I look at kitty, the boxes, honey. I think of how their lives will be once I’m not here. I think of how they’ll spend their lazy Sunday afternoons once I’m gone. I think of the history that those boxes tell, of old places, and new adventures. I think of how bad I felt during our move. The terrible cramps, no AC, on a hot summer day. I wanted to be done. I remember having things half-packed, and looking for a cheap bed. I think of how happy I was (and am) with my current bedroom, the space, the layout, the dreams I had for my postdoc life. I think of the next time we’ll be together as the little family we’ve become.

I think about how things have changed, how I have changed. I think of the places I’ve been, the memories I’ve (we’ve) made. I think of the snowmageddon we survived, with snow up to our bellies. I think of how honey and I played in the snow, like silly, little kids.

I think of the things that made my postdoc life a living hell. And how I’d love to go back and quit sooner, or at least have a better outlook on things, so I wasn’t torturing honey with complaints about how unhappy, unloved, un-everything I felt in the lab.

I now look back and think of all the things I should have done. I want to kick myself in my invisible balls and turn back time. I want to stay here … but I know I can’t. I know how unhappy my life as a postdoc made me. I brought home all my worries, annoyances, stress and foul mood (among other things). I don’t want to be like that again, it was a dark place and I don’t want to go back to that. I don’t want to be that person. Honey doesn’t deserve that. I don’t deserve it. I don’t want to be in a foul mood. I know I’m better than that. I know I can do better than that. I need to do better than that.

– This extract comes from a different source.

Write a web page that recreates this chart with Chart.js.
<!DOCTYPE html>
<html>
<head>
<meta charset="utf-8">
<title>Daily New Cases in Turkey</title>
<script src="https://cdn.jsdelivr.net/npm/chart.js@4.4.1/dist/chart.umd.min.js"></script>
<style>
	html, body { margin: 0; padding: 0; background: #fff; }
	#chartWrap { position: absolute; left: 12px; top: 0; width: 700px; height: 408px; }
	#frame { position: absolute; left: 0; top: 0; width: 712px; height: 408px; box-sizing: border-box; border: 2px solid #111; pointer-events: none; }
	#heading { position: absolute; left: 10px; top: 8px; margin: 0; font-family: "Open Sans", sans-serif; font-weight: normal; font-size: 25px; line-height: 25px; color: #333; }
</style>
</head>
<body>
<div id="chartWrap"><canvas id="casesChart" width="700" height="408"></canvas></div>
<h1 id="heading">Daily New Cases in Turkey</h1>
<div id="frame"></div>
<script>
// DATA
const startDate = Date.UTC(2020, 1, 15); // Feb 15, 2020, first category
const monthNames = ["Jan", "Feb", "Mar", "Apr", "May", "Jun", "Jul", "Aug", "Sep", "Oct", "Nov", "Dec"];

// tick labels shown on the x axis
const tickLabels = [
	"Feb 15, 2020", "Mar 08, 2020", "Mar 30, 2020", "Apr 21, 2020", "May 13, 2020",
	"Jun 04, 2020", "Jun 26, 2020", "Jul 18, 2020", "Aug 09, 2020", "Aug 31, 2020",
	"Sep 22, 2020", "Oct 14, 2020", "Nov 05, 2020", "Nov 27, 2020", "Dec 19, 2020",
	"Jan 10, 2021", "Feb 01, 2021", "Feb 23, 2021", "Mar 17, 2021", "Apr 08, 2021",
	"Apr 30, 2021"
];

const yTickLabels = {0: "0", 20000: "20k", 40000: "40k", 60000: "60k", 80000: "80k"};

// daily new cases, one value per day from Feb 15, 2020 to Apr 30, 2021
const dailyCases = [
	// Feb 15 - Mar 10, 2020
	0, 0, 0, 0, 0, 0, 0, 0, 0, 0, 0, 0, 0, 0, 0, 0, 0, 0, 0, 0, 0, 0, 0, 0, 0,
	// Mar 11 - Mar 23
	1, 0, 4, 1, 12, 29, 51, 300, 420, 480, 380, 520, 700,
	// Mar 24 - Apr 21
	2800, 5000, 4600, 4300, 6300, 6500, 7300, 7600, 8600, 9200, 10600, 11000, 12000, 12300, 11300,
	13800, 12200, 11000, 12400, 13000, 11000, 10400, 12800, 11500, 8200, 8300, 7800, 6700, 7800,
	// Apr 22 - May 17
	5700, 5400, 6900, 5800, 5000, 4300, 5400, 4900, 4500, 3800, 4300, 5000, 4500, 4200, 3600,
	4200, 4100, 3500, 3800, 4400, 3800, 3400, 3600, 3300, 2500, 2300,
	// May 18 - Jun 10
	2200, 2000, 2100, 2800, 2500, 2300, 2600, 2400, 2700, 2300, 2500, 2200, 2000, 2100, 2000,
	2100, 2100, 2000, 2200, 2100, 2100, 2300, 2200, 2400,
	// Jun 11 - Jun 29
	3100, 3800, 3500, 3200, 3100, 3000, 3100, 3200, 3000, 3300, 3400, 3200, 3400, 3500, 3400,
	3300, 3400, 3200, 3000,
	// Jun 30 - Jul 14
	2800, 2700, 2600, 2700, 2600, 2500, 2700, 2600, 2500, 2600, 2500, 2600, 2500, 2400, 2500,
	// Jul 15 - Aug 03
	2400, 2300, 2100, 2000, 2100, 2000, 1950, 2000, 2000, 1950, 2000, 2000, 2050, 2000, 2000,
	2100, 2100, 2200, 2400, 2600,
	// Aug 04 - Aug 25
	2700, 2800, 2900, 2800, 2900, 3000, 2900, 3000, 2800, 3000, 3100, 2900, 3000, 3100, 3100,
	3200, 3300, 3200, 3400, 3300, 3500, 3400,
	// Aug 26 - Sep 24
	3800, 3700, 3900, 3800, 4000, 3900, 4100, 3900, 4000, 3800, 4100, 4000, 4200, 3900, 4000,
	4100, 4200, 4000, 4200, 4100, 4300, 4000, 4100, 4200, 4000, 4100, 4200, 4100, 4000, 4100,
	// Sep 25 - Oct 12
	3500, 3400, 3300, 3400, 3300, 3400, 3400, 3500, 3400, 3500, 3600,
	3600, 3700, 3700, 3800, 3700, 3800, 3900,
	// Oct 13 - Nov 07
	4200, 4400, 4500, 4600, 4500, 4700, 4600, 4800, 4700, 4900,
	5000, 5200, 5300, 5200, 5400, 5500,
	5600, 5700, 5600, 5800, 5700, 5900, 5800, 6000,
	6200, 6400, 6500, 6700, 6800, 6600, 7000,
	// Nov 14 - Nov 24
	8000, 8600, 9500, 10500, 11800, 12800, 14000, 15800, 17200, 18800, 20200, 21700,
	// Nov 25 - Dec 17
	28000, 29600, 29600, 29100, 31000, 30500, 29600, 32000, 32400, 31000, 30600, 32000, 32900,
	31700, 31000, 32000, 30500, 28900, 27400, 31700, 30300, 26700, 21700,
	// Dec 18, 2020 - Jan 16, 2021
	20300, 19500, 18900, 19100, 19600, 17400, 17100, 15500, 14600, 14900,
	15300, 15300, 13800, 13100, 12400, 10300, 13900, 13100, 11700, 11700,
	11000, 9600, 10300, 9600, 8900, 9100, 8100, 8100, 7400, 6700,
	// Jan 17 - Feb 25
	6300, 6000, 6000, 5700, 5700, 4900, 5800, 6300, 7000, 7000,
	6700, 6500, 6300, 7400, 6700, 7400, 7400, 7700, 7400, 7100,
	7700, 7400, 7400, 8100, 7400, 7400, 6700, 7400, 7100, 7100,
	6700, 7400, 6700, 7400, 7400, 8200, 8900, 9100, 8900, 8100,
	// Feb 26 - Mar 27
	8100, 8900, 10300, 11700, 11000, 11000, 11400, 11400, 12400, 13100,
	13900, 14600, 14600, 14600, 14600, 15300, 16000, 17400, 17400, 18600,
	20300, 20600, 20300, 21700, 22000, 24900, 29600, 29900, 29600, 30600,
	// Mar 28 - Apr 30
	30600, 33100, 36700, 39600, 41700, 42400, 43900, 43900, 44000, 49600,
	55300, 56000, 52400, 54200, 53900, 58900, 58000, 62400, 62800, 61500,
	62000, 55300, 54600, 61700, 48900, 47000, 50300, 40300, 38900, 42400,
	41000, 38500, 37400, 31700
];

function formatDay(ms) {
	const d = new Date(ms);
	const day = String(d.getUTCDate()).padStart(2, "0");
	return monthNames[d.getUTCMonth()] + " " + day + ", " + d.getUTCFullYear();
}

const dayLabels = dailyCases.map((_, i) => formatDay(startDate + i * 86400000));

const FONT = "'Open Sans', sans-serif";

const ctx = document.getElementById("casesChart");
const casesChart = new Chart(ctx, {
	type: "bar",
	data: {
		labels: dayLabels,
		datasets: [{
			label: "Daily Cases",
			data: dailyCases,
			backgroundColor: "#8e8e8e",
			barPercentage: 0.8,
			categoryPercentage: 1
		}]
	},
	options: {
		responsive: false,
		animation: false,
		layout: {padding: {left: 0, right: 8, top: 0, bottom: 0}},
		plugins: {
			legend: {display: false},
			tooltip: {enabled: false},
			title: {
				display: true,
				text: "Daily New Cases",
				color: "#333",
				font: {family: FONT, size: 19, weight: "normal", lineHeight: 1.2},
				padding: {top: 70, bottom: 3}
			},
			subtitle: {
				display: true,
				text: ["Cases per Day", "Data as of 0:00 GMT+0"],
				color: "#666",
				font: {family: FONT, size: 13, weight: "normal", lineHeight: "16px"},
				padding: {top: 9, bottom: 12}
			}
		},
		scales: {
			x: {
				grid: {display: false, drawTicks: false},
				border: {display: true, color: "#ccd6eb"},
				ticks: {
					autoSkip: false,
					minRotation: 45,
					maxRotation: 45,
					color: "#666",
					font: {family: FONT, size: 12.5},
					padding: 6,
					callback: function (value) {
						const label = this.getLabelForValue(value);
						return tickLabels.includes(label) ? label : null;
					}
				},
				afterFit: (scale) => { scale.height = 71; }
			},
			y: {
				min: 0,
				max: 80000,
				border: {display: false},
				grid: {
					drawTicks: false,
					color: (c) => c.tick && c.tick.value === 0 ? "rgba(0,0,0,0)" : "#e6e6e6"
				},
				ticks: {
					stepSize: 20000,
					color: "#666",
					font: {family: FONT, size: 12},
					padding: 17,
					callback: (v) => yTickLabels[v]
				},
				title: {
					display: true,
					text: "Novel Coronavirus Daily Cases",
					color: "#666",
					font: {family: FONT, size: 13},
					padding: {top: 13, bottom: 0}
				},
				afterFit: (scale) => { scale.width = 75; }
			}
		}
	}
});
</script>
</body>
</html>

So, I’m moving away, again, from everyone I know, everyone I love, everyone that matters to me. I’m turning 30 in another city, away from family, away from honey, even away from kitty. I keep repeating in my head, every day, before I go to bed, after I wake up, when I’m in the shower, that I’m strong enough, that I can do this.

I should be able to do this. I’ve done it before. Except that I had savings in that previous life. Except my mommy was with me, looking for apartments, helping with the deposit, walking with me and telling me that she’d think of me during the morning commute. I was eager to move outside of my parents’ house. I was done with being a child. And now, I want to be a kid, feel sheltered, protected, cover by my family, honey, everyone. I don’t handle change well. I’m scared I’ll fail, I’m scared of the mistakes I’ll make.

It’s really scary, but I know I must do it. I want to be happy, I want to go back to what I know, I really want to be proficient in what I did (and hope to do), again.I should be able to do this. But the magnitude of it scares me … what if people hate me? Whatever I do at the new place will have an impact on whatever I do next. If it’s bad, I’m done for sure. If it’s good, the sky would be the limit.

We’ll see how this goes. I will miss many things, many people, my old life. I’ll miss waking up in the morning and kissing hon’s head, feeding kitty. I’ll miss looking out the window of our high-rise and seeing green. I’ll miss the food, the places, the comfort of it all.

I’m just hoping it’s worth it. I’m hoping my career dreams are worth it, and that somehow, somewhere, I’ll be able to reunite with my loved one, smiling, happy, and fulfilled …. I know it will take time. It always does. I just hope it’s all worth it.